Charts and diagrams as code
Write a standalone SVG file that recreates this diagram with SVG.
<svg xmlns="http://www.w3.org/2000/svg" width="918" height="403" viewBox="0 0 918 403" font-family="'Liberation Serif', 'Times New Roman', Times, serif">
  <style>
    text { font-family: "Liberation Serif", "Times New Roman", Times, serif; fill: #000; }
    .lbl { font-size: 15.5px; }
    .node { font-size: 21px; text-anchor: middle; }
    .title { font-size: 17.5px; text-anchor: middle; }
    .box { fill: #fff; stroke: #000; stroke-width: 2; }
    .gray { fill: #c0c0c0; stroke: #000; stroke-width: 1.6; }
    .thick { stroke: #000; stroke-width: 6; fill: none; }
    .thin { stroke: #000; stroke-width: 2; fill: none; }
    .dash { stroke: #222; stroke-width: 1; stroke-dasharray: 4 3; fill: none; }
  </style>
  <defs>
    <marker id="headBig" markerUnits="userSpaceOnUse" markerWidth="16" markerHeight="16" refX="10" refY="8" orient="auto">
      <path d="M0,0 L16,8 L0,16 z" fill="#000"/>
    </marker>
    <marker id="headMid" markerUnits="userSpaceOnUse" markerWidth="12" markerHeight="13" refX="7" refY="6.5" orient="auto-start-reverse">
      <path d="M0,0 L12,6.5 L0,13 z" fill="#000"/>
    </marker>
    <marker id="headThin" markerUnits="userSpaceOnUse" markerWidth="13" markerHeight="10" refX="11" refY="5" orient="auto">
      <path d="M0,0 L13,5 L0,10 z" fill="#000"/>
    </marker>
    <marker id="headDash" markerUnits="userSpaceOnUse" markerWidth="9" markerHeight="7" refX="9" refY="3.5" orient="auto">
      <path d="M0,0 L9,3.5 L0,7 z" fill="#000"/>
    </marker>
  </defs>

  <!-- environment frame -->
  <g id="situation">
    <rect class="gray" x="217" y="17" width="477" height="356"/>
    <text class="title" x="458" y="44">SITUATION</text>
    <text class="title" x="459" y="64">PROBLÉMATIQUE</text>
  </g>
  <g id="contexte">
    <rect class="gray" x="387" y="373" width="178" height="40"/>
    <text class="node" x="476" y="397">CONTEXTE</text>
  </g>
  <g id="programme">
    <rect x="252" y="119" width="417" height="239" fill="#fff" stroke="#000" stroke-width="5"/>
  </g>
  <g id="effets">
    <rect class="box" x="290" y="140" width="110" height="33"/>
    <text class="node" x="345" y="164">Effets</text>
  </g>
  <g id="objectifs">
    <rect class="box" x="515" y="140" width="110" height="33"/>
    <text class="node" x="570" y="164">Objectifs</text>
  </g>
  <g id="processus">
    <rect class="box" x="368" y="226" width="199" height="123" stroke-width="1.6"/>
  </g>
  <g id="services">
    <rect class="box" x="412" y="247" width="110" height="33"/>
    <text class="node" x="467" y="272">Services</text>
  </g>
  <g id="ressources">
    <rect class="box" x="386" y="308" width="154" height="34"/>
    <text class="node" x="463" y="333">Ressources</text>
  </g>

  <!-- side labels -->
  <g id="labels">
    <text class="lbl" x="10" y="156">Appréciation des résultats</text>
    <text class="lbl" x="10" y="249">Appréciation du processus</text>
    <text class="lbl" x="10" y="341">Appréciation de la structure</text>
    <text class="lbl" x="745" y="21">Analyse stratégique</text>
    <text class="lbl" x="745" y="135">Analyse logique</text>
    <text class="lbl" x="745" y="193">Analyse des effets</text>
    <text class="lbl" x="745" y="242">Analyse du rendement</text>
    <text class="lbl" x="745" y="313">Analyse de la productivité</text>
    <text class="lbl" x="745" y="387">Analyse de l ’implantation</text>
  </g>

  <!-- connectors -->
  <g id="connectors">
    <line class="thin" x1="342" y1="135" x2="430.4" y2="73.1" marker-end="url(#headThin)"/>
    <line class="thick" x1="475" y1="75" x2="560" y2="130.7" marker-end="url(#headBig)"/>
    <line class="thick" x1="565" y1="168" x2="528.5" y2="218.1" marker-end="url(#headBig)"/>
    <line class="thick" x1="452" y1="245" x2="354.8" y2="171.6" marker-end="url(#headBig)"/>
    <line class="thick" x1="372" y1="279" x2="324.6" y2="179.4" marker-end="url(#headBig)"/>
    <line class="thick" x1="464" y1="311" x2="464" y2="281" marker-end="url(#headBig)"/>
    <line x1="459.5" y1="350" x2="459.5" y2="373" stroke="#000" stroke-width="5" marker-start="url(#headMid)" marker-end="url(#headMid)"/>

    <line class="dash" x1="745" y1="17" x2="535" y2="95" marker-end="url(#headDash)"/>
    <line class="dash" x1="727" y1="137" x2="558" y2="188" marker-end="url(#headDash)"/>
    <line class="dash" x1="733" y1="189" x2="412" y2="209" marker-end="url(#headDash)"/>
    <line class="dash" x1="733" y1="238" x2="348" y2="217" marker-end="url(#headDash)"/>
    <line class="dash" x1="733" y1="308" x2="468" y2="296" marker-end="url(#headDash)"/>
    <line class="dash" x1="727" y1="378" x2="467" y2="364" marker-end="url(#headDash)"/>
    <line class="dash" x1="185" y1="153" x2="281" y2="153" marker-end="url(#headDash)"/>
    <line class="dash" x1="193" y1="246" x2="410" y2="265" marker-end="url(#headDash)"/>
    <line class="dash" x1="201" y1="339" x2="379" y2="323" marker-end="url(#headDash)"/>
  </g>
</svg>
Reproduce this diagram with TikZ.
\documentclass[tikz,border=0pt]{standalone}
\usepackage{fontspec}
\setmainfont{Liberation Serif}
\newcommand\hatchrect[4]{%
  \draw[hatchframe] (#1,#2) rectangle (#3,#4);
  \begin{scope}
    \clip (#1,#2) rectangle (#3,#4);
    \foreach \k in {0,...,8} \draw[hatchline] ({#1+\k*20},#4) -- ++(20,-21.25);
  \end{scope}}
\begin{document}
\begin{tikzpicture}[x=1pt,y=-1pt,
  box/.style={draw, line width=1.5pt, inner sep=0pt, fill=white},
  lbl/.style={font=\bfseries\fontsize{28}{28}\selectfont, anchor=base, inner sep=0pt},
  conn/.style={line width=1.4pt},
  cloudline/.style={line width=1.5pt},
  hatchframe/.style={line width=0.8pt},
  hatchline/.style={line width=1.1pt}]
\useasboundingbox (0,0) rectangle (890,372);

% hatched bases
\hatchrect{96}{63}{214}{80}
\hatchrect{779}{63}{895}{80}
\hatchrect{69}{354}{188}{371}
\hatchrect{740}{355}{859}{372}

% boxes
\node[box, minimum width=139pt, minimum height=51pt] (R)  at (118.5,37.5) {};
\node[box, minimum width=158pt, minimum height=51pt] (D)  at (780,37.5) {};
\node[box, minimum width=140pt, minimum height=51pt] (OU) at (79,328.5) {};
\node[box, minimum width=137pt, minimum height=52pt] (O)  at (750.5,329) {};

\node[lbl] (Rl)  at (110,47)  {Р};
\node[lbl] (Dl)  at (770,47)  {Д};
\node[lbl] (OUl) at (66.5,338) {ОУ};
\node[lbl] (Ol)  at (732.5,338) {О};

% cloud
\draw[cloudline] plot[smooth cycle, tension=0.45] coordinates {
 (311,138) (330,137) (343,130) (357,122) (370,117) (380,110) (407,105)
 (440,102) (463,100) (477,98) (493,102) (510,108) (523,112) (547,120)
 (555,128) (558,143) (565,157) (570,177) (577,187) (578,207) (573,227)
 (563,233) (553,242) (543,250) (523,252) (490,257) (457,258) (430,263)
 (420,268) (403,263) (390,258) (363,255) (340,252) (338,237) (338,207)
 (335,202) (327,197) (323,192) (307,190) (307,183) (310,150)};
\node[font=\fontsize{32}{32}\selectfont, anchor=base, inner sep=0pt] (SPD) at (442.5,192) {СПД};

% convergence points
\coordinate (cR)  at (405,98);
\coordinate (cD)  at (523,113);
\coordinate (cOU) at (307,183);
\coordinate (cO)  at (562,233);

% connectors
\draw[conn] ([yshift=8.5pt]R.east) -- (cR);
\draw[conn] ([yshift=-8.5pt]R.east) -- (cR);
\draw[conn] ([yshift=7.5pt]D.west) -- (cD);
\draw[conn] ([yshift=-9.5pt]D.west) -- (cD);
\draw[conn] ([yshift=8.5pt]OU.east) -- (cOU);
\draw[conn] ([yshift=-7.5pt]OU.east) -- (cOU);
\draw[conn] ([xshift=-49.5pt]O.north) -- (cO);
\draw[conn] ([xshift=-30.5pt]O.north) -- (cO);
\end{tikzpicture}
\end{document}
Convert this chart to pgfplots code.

Task: Check all the records above and select each line where the string "standalone" is found.

Result of the exercise:
Write a standalone SVG file that recreates this diagram with SVG.
\documentclass[tikz,border=0pt]{standalone}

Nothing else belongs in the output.